# WRITTEN PROBLEM
Skip the pictures, please, and write out exactly the lines from the opening of the data through the line containing "import plotly.graph_objects as go".

# COLLECTED DATA
== == ==

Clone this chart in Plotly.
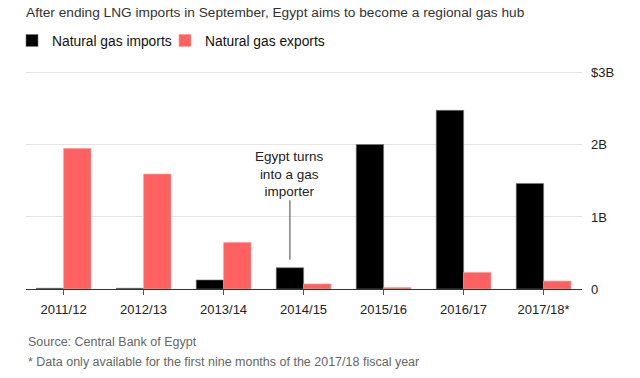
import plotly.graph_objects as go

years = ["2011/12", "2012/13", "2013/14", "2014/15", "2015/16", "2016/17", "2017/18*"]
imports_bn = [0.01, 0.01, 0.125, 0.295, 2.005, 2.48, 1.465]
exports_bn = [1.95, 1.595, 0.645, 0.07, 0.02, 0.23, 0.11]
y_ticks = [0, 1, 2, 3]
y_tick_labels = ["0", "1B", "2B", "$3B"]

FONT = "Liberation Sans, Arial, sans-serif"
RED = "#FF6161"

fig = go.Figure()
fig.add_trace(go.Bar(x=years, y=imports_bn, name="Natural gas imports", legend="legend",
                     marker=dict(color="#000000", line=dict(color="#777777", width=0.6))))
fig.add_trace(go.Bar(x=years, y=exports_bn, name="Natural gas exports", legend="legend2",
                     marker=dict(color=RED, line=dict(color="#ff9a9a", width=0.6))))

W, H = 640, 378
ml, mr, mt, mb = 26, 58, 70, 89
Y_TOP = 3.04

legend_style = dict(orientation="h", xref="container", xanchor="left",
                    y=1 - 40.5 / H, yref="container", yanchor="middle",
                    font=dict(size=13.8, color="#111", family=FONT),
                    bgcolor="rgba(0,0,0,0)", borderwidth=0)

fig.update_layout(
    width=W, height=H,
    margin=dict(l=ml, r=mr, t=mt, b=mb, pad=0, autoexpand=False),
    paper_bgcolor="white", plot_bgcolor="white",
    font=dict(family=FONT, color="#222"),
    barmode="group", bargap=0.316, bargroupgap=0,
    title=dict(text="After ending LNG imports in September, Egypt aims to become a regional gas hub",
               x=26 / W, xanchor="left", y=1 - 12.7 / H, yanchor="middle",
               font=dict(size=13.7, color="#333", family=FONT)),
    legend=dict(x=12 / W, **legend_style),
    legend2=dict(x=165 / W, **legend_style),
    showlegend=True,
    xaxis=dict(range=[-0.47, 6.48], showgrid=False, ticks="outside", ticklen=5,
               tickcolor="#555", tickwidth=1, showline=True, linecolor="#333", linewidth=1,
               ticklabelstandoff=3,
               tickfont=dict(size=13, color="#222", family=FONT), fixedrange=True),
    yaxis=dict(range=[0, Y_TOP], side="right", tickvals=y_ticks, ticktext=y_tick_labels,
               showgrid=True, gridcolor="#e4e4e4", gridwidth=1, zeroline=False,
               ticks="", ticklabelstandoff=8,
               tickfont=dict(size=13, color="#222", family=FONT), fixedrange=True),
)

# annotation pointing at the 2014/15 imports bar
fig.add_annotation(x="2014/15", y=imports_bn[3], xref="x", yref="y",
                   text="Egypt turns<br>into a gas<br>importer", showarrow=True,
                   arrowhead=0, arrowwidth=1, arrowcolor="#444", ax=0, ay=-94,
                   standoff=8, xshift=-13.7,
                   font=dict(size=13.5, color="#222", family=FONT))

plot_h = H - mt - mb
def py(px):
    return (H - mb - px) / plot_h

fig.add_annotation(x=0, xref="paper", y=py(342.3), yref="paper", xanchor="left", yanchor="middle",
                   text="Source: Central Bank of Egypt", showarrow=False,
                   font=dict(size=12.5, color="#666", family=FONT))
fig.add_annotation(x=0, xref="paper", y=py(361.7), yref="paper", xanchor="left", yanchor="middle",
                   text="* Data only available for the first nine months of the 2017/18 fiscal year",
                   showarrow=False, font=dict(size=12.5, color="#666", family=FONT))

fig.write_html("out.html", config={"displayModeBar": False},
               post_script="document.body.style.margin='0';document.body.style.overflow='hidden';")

== == ==

# TASK ANSWER
Clone this chart in Plotly.
import plotly.graph_objects as go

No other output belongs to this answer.